One of our goals in having Icelandic sheep was utilizing their milk for our family. I'm here to tell you that has not gone quit as well as one would hope. Of no fault of the sheep I've found the more I take on with kids, my home, the farm and now at least one other business my milking dreams are definitely on the back burner. But that's just how it goes sometimes. In the meantime until I can buckle down and get back to it we are a part of a local raw milk herd share and I'm sharpening my dairy skills in the kitchen that way.

One of the ewes we milked this year... Reba

The easiest thing to start with is making butter. This is an endeavor I have done with our sheep milk and adored the results. Now I'm teaching my kids and making butter with cows milk.

First a hand or stand mixer is going to save your life and your patience. If you can focus on one monotonous task for hours by all means get a butter churn... or ya know have more kids.

It will get everywhere wether you or the kids are mixing unless you have a guard on your stand mixer



You're going to whip and mix your heavy cream; typically at least 4 cups worth to fill our mold.

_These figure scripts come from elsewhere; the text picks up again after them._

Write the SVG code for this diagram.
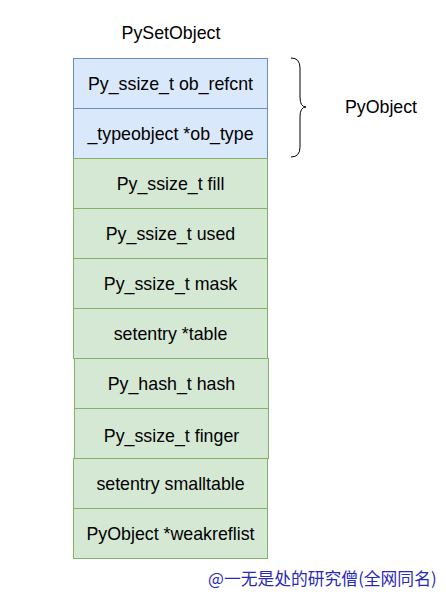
<svg xmlns="http://www.w3.org/2000/svg" width="446" height="599" viewBox="0 0 446 599">
<style>
text{font-family:"Liberation Sans",Arial,sans-serif;font-size:17.8px;fill:#000;text-anchor:middle;dominant-baseline:central}
.b rect{fill:#dae8fc;stroke:#6c8ebf;stroke-width:1}
.g rect{fill:#d5e8d4;stroke:#82b366;stroke-width:1}
.wm{font-family:"Noto Sans CJK SC",sans-serif;font-size:16.8px;fill:#2a2ab8;text-anchor:start}
</style>
<rect width="446" height="599" fill="#fff"/>
<text x="171" y="33">PySetObject</text>
<g id="ob_refcnt" class="b"><rect x="73.5" y="58.5" width="194" height="50"/><text x="170.5" y="83.5">Py_ssize_t ob_refcnt</text></g>
<g id="ob_type" class="b"><rect x="73.5" y="108.5" width="194" height="50"/><text x="170.5" y="133.5">_typeobject *ob_type</text></g>
<g id="fill" class="g"><rect x="73.5" y="158.5" width="194" height="50"/><text x="170.5" y="183.5">Py_ssize_t fill</text></g>
<g id="used" class="g"><rect x="73.5" y="208.5" width="194" height="50"/><text x="170.5" y="233.5">Py_ssize_t used</text></g>
<g id="mask" class="g"><rect x="73.5" y="258.5" width="194" height="50"/><text x="170.5" y="283.5">Py_ssize_t mask</text></g>
<g id="table" class="g"><rect x="73.5" y="308.5" width="194" height="50"/><text x="170.5" y="333.5">setentry *table</text></g>
<g id="hash" class="g"><rect x="74.5" y="358.5" width="194" height="50"/><text x="171.5" y="383.5">Py_hash_t hash</text></g>
<g id="finger" class="g"><rect x="74.5" y="408.5" width="194" height="50"/><text x="171.5" y="435.5">Py_ssize_t finger</text></g>
<g id="smalltable" class="g"><rect x="73.5" y="458.5" width="194" height="50"/><text x="170.5" y="483.5">setentry smalltable</text></g>
<g id="weakreflist" class="g"><rect x="73.5" y="508.5" width="194" height="50"/><text x="170.5" y="533.5">PyObject *weakreflist</text></g>
<g id="connectors">
<path d="M291,58 Q300,58 300,68 L300,97 Q300,107 306,107 Q300,107 300,117 L300,147 Q300,157 291,157" fill="none" stroke="#000" stroke-width="1"/>
</g>
<g id="pyobject"><text x="381" y="107">PyObject</text></g>
<text class="wm" x="208" y="578">@一无是处的研究僧(全网同名)</text>
</svg>
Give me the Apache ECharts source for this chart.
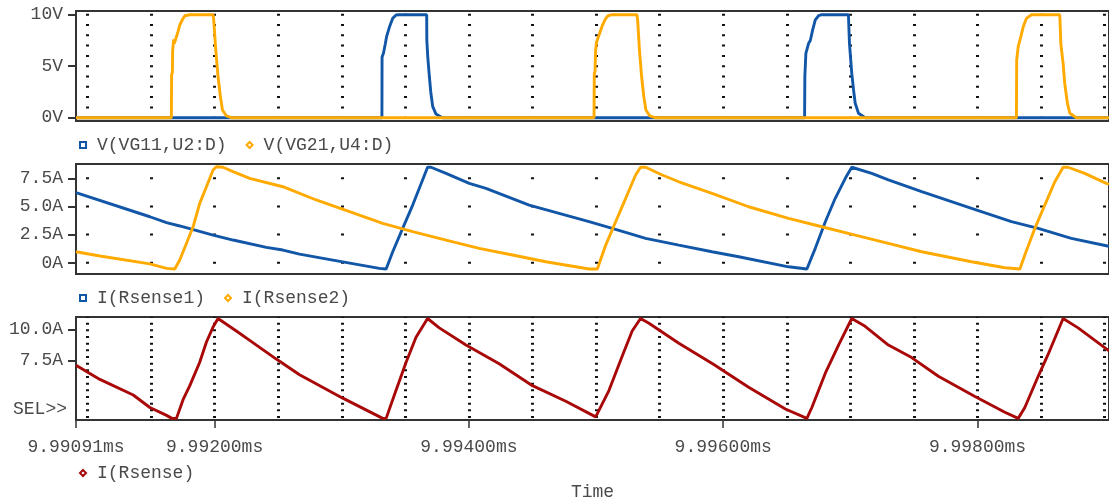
<!DOCTYPE html>
<html><head><meta charset="utf-8">
<script src="https://cdn.jsdelivr.net/npm/echarts@6/dist/echarts.min.js"></script>
<style>html,body{margin:0;padding:0;background:#fff}#c{width:1109px;height:502px}</style>
</head><body><div id="c"></div>
<script>
// time values are in microseconds
const xMin = 9990.91, xMax = 9999.034;
const xTickValues = [9990.91, 9992, 9994, 9996, 9998];
const xTickLabels = ['9.99091ms', '9.99200ms', '9.99400ms', '9.99600ms', '9.99800ms'];
const xGridValues = [9991.0, 9991.5, 9992.0, 9992.5, 9993.0, 9993.5, 9994.0, 9994.5, 9995.0, 9995.5, 9996.0, 9996.5, 9997.0, 9997.5, 9998.0, 9998.5, 9999.0];

const vTicks = [0, 5, 10], vLabels = ['0V', '5V', '10V'];
const iTicks = [0, 2.5, 5, 7.5], iLabels = ['0A', '2.5A', '5.0A', '7.5A'];
const sTicks = [7.5, 10], sLabels = ['7.5A', '10.0A'];

const names = ['V(VG11,U2:D)', 'V(VG21,U4:D)', 'I(Rsense1)', 'I(Rsense2)', 'I(Rsense)'];

const vg11 = [[9990.91,0],[9993.316,0],[9993.317,5.9],[9993.328,6.25],[9993.343,7.2],[9993.353,7.9],[9993.375,8.8],[9993.401,9.65],[9993.427,9.97],[9993.453,10],[9993.668,10],[9993.669,7.5],[9993.677,5.8],[9993.689,4.0],[9993.700,2.5],[9993.715,1.1],[9993.741,0.35],[9993.791,0],[9996.640,0],[9996.642,4.0],[9996.650,6.25],[9996.671,7.2],[9996.685,7.5],[9996.703,8.5],[9996.724,9.5],[9996.750,9.9],[9996.776,10],[9996.985,10],[9996.987,9.2],[9996.993,7.2],[9997.011,4.3],[9997.025,2.7],[9997.038,1.4],[9997.064,0.43],[9997.116,0],[9999.034,0]];

const vg21 = [[9990.91,0],[9991.660,0],[9991.662,4.2],[9991.668,4.4],[9991.670,6.5],[9991.675,7.2],[9991.679,7.6],[9991.683,7.2],[9991.711,8.3],[9991.726,9.0],[9991.750,9.6],[9991.766,9.9],[9991.805,10],[9991.988,10],[9991.993,9.5],[9992.009,6.6],[9992.027,4.0],[9992.046,2.0],[9992.062,0.75],[9992.093,0.17],[9992.132,0],[9994.984,0],[9994.986,4.3],[9994.992,4.5],[9994.996,6.5],[9995.003,7.3],[9995.031,8.3],[9995.051,9.0],[9995.074,9.6],[9995.094,9.9],[9995.125,10],[9995.321,10],[9995.327,9.5],[9995.341,6.6],[9995.358,4.0],[9995.376,2.0],[9995.392,0.75],[9995.423,0.17],[9995.463,0],[9998.306,0],[9998.308,5.6],[9998.320,6.9],[9998.341,7.9],[9998.359,8.8],[9998.385,9.65],[9998.424,10],[9998.647,10],[9998.655,7.2],[9998.673,5.3],[9998.686,3.3],[9998.707,1.4],[9998.726,0.43],[9998.777,0],[9999.034,0]];

const iRs1 = [[9990.910,6.23],[9991.491,4.09],[9991.622,3.56],[9991.726,3.27],[9991.988,2.46],[9992.145,2.02],[9992.407,1.37],[9992.537,1.13],[9992.668,0.77],[9992.930,0.24],[9993.296,-0.5],[9993.349,-0.56],[9993.401,0.98],[9993.479,3.06],[9993.558,5.13],[9993.610,6.62],[9993.675,8.49],[9993.702,8.49],[9993.820,7.95],[9994.003,7.06],[9994.134,6.62],[9994.474,5.13],[9994.945,3.65],[9995.127,3.06],[9995.390,2.17],[9995.651,1.57],[9995.912,0.98],[9996.122,0.53],[9996.514,-0.36],[9996.658,-0.56],[9996.724,1.28],[9996.803,3.65],[9996.881,5.73],[9996.960,7.51],[9997.011,8.49],[9997.168,7.95],[9997.299,7.36],[9997.561,6.32],[9997.953,4.84],[9998.267,3.65],[9998.477,3.06],[9998.738,2.17],[9999.013,1.51],[9999.034,1.45]];

const iRs2 = [[9990.910,0.98],[9991.098,0.6],[9991.491,-0.1],[9991.622,-0.5],[9991.687,-0.56],[9991.726,0.24],[9991.779,1.73],[9991.831,3.2],[9991.883,5.28],[9991.936,6.76],[9991.988,8.25],[9992.014,8.54],[9992.066,8.49],[9992.145,8.1],[9992.276,7.51],[9992.537,6.76],[9992.799,5.58],[9993.061,4.54],[9993.322,3.5],[9993.558,2.76],[9993.820,2.02],[9994.081,1.28],[9994.343,0.69],[9994.605,0.09],[9994.945,-0.56],[9995.010,-0.56],[9995.076,1.57],[9995.154,3.65],[9995.233,5.73],[9995.311,7.8],[9995.350,8.49],[9995.390,8.49],[9995.520,7.8],[9995.651,7.2],[9995.912,6.17],[9996.200,4.98],[9996.514,3.95],[9996.776,3.2],[9997.038,2.46],[9997.299,1.73],[9997.561,0.98],[9997.953,0.09],[9998.215,-0.44],[9998.333,-0.56],[9998.372,0.69],[9998.451,3.06],[9998.529,5.13],[9998.608,7.2],[9998.673,8.49],[9998.712,8.49],[9998.843,7.95],[9999.013,7.06],[9999.034,6.98]];

const iRs = [[9990.910,7.13],[9991.098,6.0],[9991.360,4.75],[9991.491,3.75],[9991.622,3.12],[9991.664,2.88],[9991.700,2.88],[9991.752,4.38],[9991.805,5.5],[9991.883,7.38],[9991.936,9.0],[9991.988,10.2],[9992.027,10.88],[9992.171,9.88],[9992.276,9.13],[9992.485,7.63],[9992.668,6.38],[9993.008,4.5],[9993.322,2.88],[9993.349,2.88],[9993.427,5.13],[9993.506,7.38],[9993.584,9.38],[9993.675,10.88],[9993.767,10.13],[9993.977,8.75],[9994.238,7.25],[9994.500,5.5],[9994.762,4.25],[9994.997,3.0],[9995.010,2.88],[9995.102,5.13],[9995.206,7.88],[9995.284,9.88],[9995.350,10.88],[9995.416,10.5],[9995.651,8.9],[9995.926,7.2],[9996.200,5.37],[9996.489,3.63],[9996.658,2.88],[9996.697,3.75],[9996.803,6.5],[9996.907,8.75],[9997.011,10.88],[9997.116,10.25],[9997.299,8.75],[9997.482,7.75],[9997.692,6.25],[9997.980,4.63],[9998.215,3.37],[9998.320,2.88],[9998.372,3.75],[9998.477,6.25],[9998.555,8.0],[9998.673,10.88],[9998.791,10.13],[9999.013,8.45],[9999.034,8.3]];

const BLUE = '#1256a8', ORANGE = '#ffaa00', RED = '#a80808';
const TXT = '#4a4a4a', FRAME = '#333333';
const FONT = 'Liberation Mono';

function lookup(vals, labs, v) {
  let best = 0;
  for (let i = 1; i < vals.length; i++) if (Math.abs(vals[i] - v) < Math.abs(vals[best] - v)) best = i;
  return labs[best];
}

const gridTops = [11, 164, 317];
const yRanges = [[-0.32, 10.36], [-1.0, 8.78], [2.75, 11.0]];
const dashes = [[2, 8.3], [2, 26.12], [2, 4.667]];
const dashOffsets = [-2.7, -13.3, -5.67];
const yTickSets = [[vTicks, vLabels], [iTicks, iLabels], [sTicks, sLabels]];

const grid = gridTops.map(t => ({
  left: 76, top: t, width: 1035, height: 110, show: true,
  borderColor: FRAME, borderWidth: 2, backgroundColor: 'transparent'
}));

const xAxis = gridTops.map((t, i) => ({
  type: 'value', gridIndex: i, min: xMin, max: xMax, position: 'top',
  axisLine: { show: false },
  axisTick: { show: false, customValues: xGridValues },
  axisLabel: { show: false },
  splitLine: { show: true, lineStyle: { color: '#111', width: 3, type: dashes[i], dashOffset: dashOffsets[i] } }
}));
xAxis.push({
  type: 'value', gridIndex: 2, min: xMin, max: xMax, position: 'bottom',
  axisLine: { show: false },
  axisTick: { show: true, customValues: xTickValues, length: 8, lineStyle: { color: FRAME, width: 1.5 } },
  axisLabel: { customValues: xTickValues, margin: 18, color: TXT, fontFamily: FONT, fontSize: 18,
    formatter: v => lookup(xTickValues, xTickLabels, v) },
  splitLine: { show: false },
  name: 'Time', nameLocation: 'middle', nameGap: 63,
  nameTextStyle: { color: TXT, fontFamily: FONT, fontSize: 18 }
});

const yAxis = yRanges.map((r, i) => ({
  type: 'value', gridIndex: i, min: r[0], max: r[1],
  axisLine: { show: false },
  axisTick: { show: true, customValues: yTickSets[i][0], length: 8, lineStyle: { color: FRAME, width: 2 } },
  axisLabel: { customValues: yTickSets[i][0], margin: 13, color: TXT, fontFamily: FONT, fontSize: 18,
    formatter: v => lookup(yTickSets[i][0], yTickSets[i][1], v) },
  splitLine: { show: false }
}));

function line(name, data, xi, yi, color) {
  return { type: 'line', name, data, xAxisIndex: xi, yAxisIndex: yi, showSymbol: false, symbol: 'none',
    lineStyle: { width: 2.9, color }, itemStyle: { color }, emphasis: { disabled: true } };
}

const legendText = { color: TXT, fontFamily: FONT, fontSize: 18, padding: [0, 0, 0, 6] };
function legItem(name, icon, color) {
  return { name, icon, itemStyle: { color: '#fff', borderColor: color, borderWidth: 2 } };
}

const option = {
  animation: false,
  backgroundColor: '#fff',
  grid, xAxis, yAxis,
  legend: [
    { left: 74, top: 131, itemWidth: 6, itemHeight: 6, itemGap: 19, selectedMode: false, textStyle: legendText,
      data: [legItem(names[0], 'rect', BLUE), legItem(names[1], 'diamond', ORANGE)] },
    { left: 74, top: 284, itemWidth: 6, itemHeight: 6, itemGap: 19, selectedMode: false, textStyle: legendText,
      data: [legItem(names[2], 'rect', BLUE), legItem(names[3], 'diamond', ORANGE)] },
    { left: 74, top: 459, itemWidth: 6, itemHeight: 6, itemGap: 19, selectedMode: false, textStyle: legendText,
      data: [legItem(names[4], 'diamond', RED)] }
  ],
  graphic: [
    { type: 'text', left: 13, top: 400, style: { text: 'SEL>>', fill: TXT, font: '18px "Liberation Mono"' } }
  ],
  series: [
    line(names[0], vg11, 0, 0, BLUE),
    line(names[1], vg21, 0, 0, ORANGE),
    line(names[2], iRs1, 1, 1, BLUE),
    line(names[3], iRs2, 1, 1, ORANGE),
    line(names[4], iRs, 2, 2, RED)
  ]
};
const chart = echarts.init(document.getElementById('c'), null, { renderer: 'canvas' });
chart.setOption(option);
</script></body></html>
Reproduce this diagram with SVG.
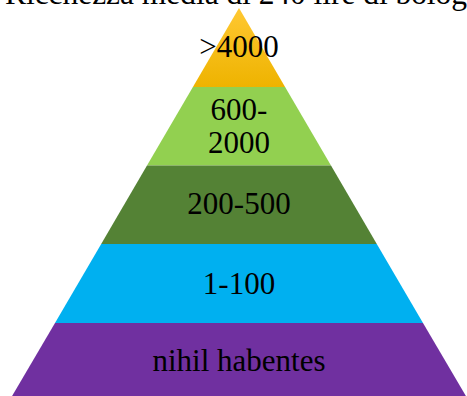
<svg xmlns="http://www.w3.org/2000/svg" width="467" height="396" viewBox="0 0 467 396">
<style>
text{font-family:"Liberation Serif","Times New Roman",serif;font-size:31px;fill:#000;text-anchor:middle}
</style>
<defs>
<linearGradient id="yel" x1="0" y1="0" x2="0" y2="1">
<stop offset="0" stop-color="#FFC832"/>
<stop offset="1" stop-color="#EEB300"/>
</linearGradient>
</defs>
<rect width="467" height="396" fill="#fff"/>
<text x="5" y="4" style="text-anchor:start;font-size:31.5px" textLength="462">Ricchezza media di 240 lire di bolog</text>
<g id="level1">
<polygon points="239,8 285.1,87 192.9,87" fill="url(#yel)"/>
<text x="239" y="57">&gt;4000</text>
</g>
<g id="level2">
<polygon points="192.9,87 285.1,87 331,165.5 147,165.5" fill="#92D050"/>
<text x="239" y="120">600-</text>
<text x="239" y="153">2000</text>
</g>
<g id="level3">
<polygon points="147,165.5 331,165.5 376.8,244 101.2,244" fill="#548235"/>
<text x="239" y="214">200-500</text>
</g>
<g id="level4">
<polygon points="101.2,244 376.8,244 423,323 55,323" fill="#00B0F0"/>
<text x="239" y="294">1-100</text>
</g>
<g id="level5">
<polygon points="55,323 423,323 466.5,397 11.5,397" fill="#7030A0"/>
<text x="239" y="371">nihil habentes</text>
</g>
<g id="connectors"/>
</svg>
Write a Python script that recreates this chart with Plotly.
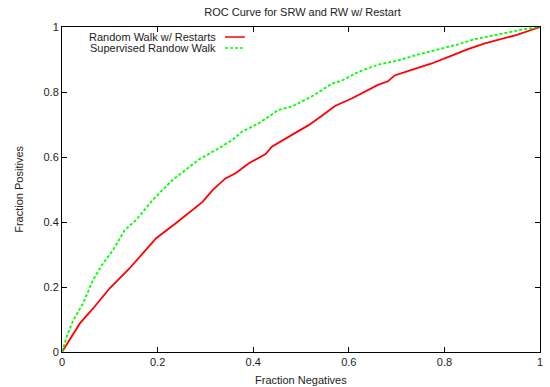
import plotly.graph_objects as go

# Random Walk w/ Restarts (red)
rw_x = [0.0, 0.0374, 0.065, 0.0998, 0.141, 0.197, 0.238, 0.294, 0.315, 0.342, 0.363, 0.391,
        0.426, 0.439, 0.481, 0.516, 0.543, 0.571, 0.606, 0.633, 0.661, 0.682, 0.696, 0.730,
        0.772, 0.814, 0.848, 0.883, 0.917, 0.952, 0.980, 1.0]
rw_y = [0.0, 0.088, 0.134, 0.196, 0.257, 0.350, 0.396, 0.462, 0.498, 0.534, 0.550, 0.581,
        0.609, 0.632, 0.668, 0.698, 0.726, 0.757, 0.780, 0.801, 0.822, 0.833, 0.851, 0.867,
        0.887, 0.911, 0.931, 0.949, 0.962, 0.976, 0.990, 1.0]

# Supervised Random Walk (green)
srw_x = [0.0, 0.0097, 0.0236, 0.0443, 0.065, 0.086, 0.107, 0.131, 0.155, 0.190, 0.231,
         0.287, 0.328, 0.356, 0.377, 0.412, 0.453, 0.481, 0.522, 0.564, 0.588, 0.620,
         0.661, 0.703, 0.744, 0.786, 0.827, 0.862, 0.897, 0.931, 0.966, 1.0]
srw_y = [0.0, 0.047, 0.098, 0.150, 0.222, 0.273, 0.314, 0.375, 0.406, 0.468, 0.529,
         0.593, 0.627, 0.652, 0.678, 0.704, 0.745, 0.755, 0.786, 0.825, 0.837, 0.862,
         0.884, 0.897, 0.915, 0.931, 0.946, 0.962, 0.972, 0.982, 0.993, 1.0]

tick_vals = [0, 0.2, 0.4, 0.6, 0.8, 1]
tick_text = ["0", "0.2", "0.4", "0.6", "0.8", "1"]

FONT = "Liberation Sans, Arial, sans-serif"

fig = go.Figure()
fig.add_trace(go.Scatter(x=rw_x, y=rw_y, mode="lines", name="Random Walk w/ Restarts",
                         line=dict(color="#ff0000", width=1.8), showlegend=False))
fig.add_trace(go.Scatter(x=srw_x, y=srw_y, mode="lines", name="Supervised Randow Walk",
                         line=dict(color="#00ff00", width=1.8, dash="3px,2px"), showlegend=False))

W, H = 550, 387
L, R, T, B = 62, 7, 27, 35
pw, ph = W - L - R, H - T - B

def px_x(p):
    return (p - L) / pw

def px_y(p):
    return (H - B - p) / ph

axis_common = dict(range=[0, 1], tickvals=tick_vals, ticktext=tick_text, ticks="inside",
                   ticklen=5, tickcolor="black", showline=True, linecolor="black", linewidth=1,
                   mirror="allticks", showgrid=False, zeroline=False,
                   tickfont=dict(family=FONT, size=11, color="#222"))

fig.update_layout(
    width=W, height=H,
    margin=dict(l=L, r=R, t=T, b=B),
    plot_bgcolor="white", paper_bgcolor="white",
    title=dict(text="ROC Curve for SRW and RW w/ Restart", x=(L + pw / 2) / W,
               xanchor="center", y=1 - 12 / H, yanchor="middle",
               font=dict(family=FONT, size=11, color="#222")),
    xaxis=dict(**axis_common),
    yaxis=dict(**axis_common),
    showlegend=False,
)

annots = [
    dict(text="Fraction Negatives", x=0.5, y=px_y(380), xref="paper", yref="paper",
         showarrow=False, xanchor="center", yanchor="middle",
         font=dict(family=FONT, size=11, color="#222")),
    dict(text="Fraction Positives", x=px_x(18), y=0.5, xref="paper", yref="paper",
         showarrow=False, xanchor="center", yanchor="middle", textangle=-90,
         font=dict(family=FONT, size=11, color="#222")),
    dict(text="Random Walk w/ Restarts", x=px_x(219), y=px_y(37), xref="paper", yref="paper",
         showarrow=False, xanchor="right", yanchor="middle",
         font=dict(family=FONT, size=11, color="#222")),
    dict(text="Supervised Randow Walk", x=px_x(219), y=px_y(48), xref="paper", yref="paper",
         showarrow=False, xanchor="right", yanchor="middle",
         font=dict(family=FONT, size=11, color="#222")),
]
fig.update_layout(annotations=annots)

fig.add_shape(type="line", xref="paper", yref="paper", x0=px_x(226), x1=px_x(246),
              y0=px_y(37), y1=px_y(37), line=dict(color="#ff0000", width=1.5))
fig.add_shape(type="line", xref="paper", yref="paper", x0=px_x(226), x1=px_x(246),
              y0=px_y(48), y1=px_y(48), line=dict(color="#00ff00", width=1.5, dash="3px,2px"))

fig.write_html("out.html", config={"displayModeBar": False},
               post_script="document.body.style.margin='0';")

And keep mixing until you start to see the obvious separation between butter and butter milk. It sort of "breaks".

The butter having broken away from the buttermilk

Once this happens you're going to rinse and squeeze out the butter under cold water until it runs clear. I actually do this by plopping the clump of butter in a bread pan to use later.

yay! Can't believe it's butter!

Once it runs clear you can pat it into a round or whatever shape or press it into a seasoned and chilled butter mold.

I like to seal it in our Foodsaver bags and refrigerate or freeze it once it's my desired shape. And this is how we make butter!